David (thisplacehere) wrote in bookish,
David
thisplacehere
bookish

American Gods by Neil Gaiman (2001/4)

Shadow has come to the end of three years in prison and is looking forward to reuniting with his wife Laura; but, just as he's about to be released, he learns that she died d in a car crash that morning. The bottom having fallen out of his life, Shadow ends up working for Mr Wednesday, who is travelling across America to gather together the old gods who came across with their peoples, in preparation for the coming showdown with the new gods of technology, media and the modern world...

This was my second time reading Gaiman's vast opus, only this time it was the paperback reprint, which (says the introduction) is 12,000 words longer than the original hardback. What hadn't crossed my mind is that 12,000 words isn't actually that much when compared to the several-hundred-thousand words of the original text, so I didn't actually notice the extra length. Besides, I'd forgotten a lot of the details in the seven years since I first read American Gods, so it was very much like reading an unfamiliar book.

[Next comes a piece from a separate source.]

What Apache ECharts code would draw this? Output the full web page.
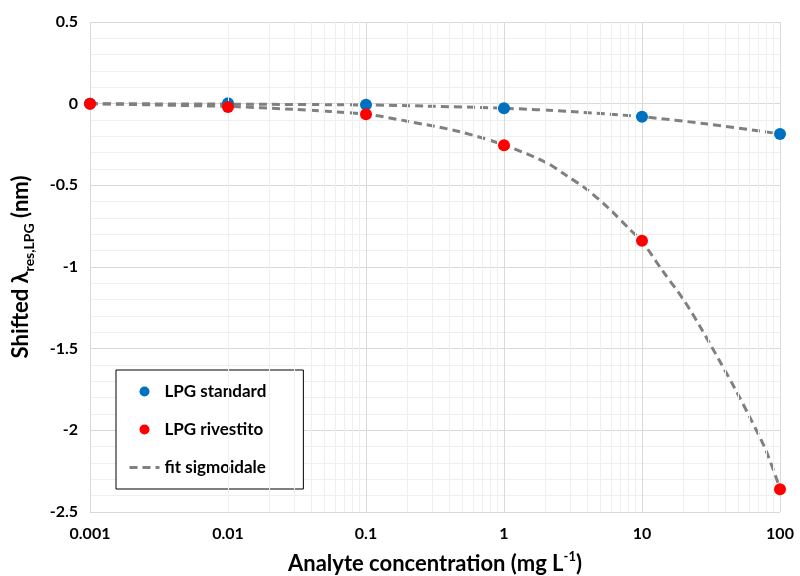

And it was a book I enjoyed reading very much. The pages flew by, despite the novel's great length. I particularly liked the way that Gaiman wove his gods (some familiar to me, many not) into the fabric of contemporary America with just enough magic to give them weight and mystery, without overdoing it. The plot has an unusual, raggedy structure, full of diversions; which might be infuriating in less capable hands, but worked perfectly here. Gaiman even manages to create a main character who comes across simultaneously as a cipher and a complex individual -- and, furthermore, it works. I'd pick out individual episodes, but it's the experience of reading American Gods as a whole that looms largest in my mind. An excellent book to immerse yourself in.